Executive Committee Charter
Amended June 25, 2014
Bylaws, Article IX, Section (a) states:
There shall be an executive committee of the Board consisting of the chair and up to seven but no more than six other trustees elected by the vote of a majority of the entire Board at the annual meeting each year. The chair of the executive committee shall be the chair of the Board. A vacancy in the committee may be filled by the Board at any meeting. A meeting of the committee may be called at any time when the Board is not in session by any member of the committee. Four members of the committee shall constitute a quorum for the transaction of business, and the committee may act upon the vote of a majority of all members present. The committee shall serve at the pleasure of the Board and shall have all powers of the Board when the Board is not in session, except that it shall have no authority as to the following matters:
- the filling of vacancies in the Board or in any committee thereof;
- the fixing of compensation for the president of the corporation;
- the amendment or repeal of the bylaws or the adoption of new bylaws; and
- the amendment or repeal of any resolution of the Board which by its terms shall not be so amendable or repealable.
The committee shall keep regular minutes of its proceedings and shall report all actions to the Board at the next meeting of the Board following such action.
In addition to the specific section of the Bylaws establishing the executive committee, other provisions of the Bylaws related to the committee include the following:
The president of the Fund shall be an ex officio member of the committee.
The president of the Fund shall be entitled to have notice of committee meetings and to attend and vote at meetings of committees of which the president is a member, but the president shall be under no obligation to attend and shall not be counted to determine the number necessary to make a quorum or to determine whether a quorum is present.
Any action required or permitted to be taken by the Board or any committee may be taken without a meeting, if all members of the Board or the committee consent in writing or electronically to the adoption of a resolution authorizing the action.
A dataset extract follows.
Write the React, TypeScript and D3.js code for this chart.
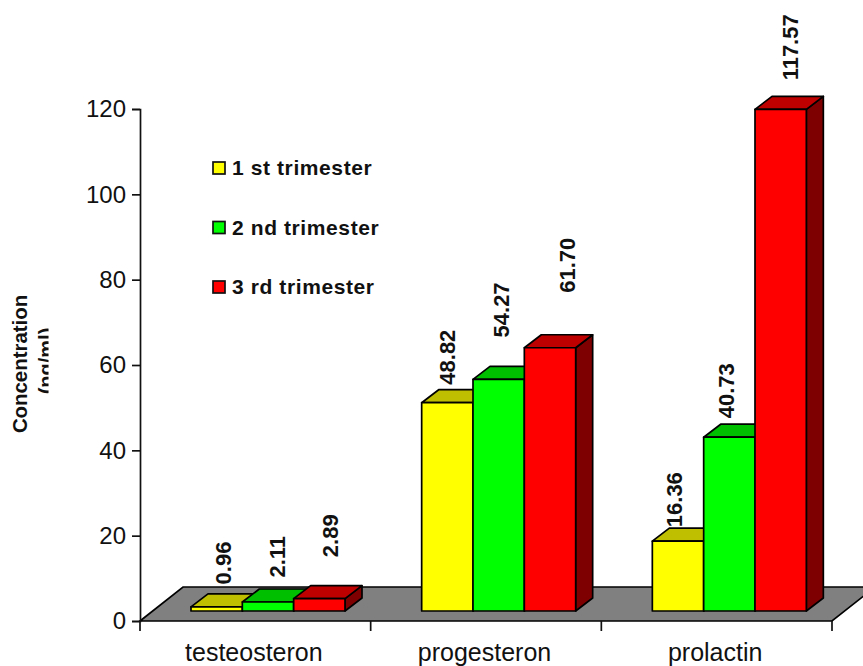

If written, the consent must be executed by the trustee or committee member by signing the consent or causing his or her signature to be affixed to the consent by any reasonable means, including but not limited to facsimile signature. If sent electronically, the consent must set forth or be submitted with information from which it can reasonably be determined that the transmission of the consent was authorized by the trustee or committee member. The resolution and the consents thereto by the members of the Board or of such committee shall be filed with the minutes of the proceedings of the Board or of such committee.
Any one or more members of the Board or of a committee may participate in a meeting of the Board or the committee by means of a conference telephone or similar communications equipment as long as all persons participating in the meeting can hear each other at the same time. Participation by such means shall constitute presence in person at the meeting.
In addition to the requirements of the Bylaws, this charter sets forth the following additional provisions that guide the committee.
The executive committee is charged by the Board of Trustees of the Rockefeller Brothers Fund with responsibility for reviewing the Fund's governance policies and procedures, budget and spending policy, and other matters as referred by the board, such as general management, legal, and personnel policies, as the Board may from time to time determine.
- The committee will meet at least twice in each year, one of which meetings will be during the fourth quarter of the year to review and make recommendations to the Board concerning the budget.
The committee shall:
- Possess and exercise the authority of the Board in the management of the business of the Fund between meetings of the Board, except the committee shall not have authority to perform any function of the audit committee.
- Review and make recommendations to the Board with respect to the Fund's governance policies, procedures, and basic governance documents, such as the bylaws and committee charters.
- Review budget and spending policy as proposed by the president and the vice president for finance and operations. In fulfilling this responsibility, the committee shall: review reports on the Fund's financial position; review and make recommendations to the Board with regard to annual spending level and budget; and review other matters that may materially affect the Fund's financial position.
- Review staff compensation and benefits policy as recommended by the compensation committee.
- Working with the compensation committee and with the Board chair, review in executive session the performance of the president, and in light of that performance review, make a recommendation to the Board regarding the compensation for the president.
- Review general management, legal, and personnel matters. In fulfilling this responsibility, the committee may: review legislative, regulatory and legal matters that may affect the Fund; review current or pending litigation involving the Fund; and review other matters that may materially affect the Fund's operations.
- Periodically review and assess the adequacy of this charter.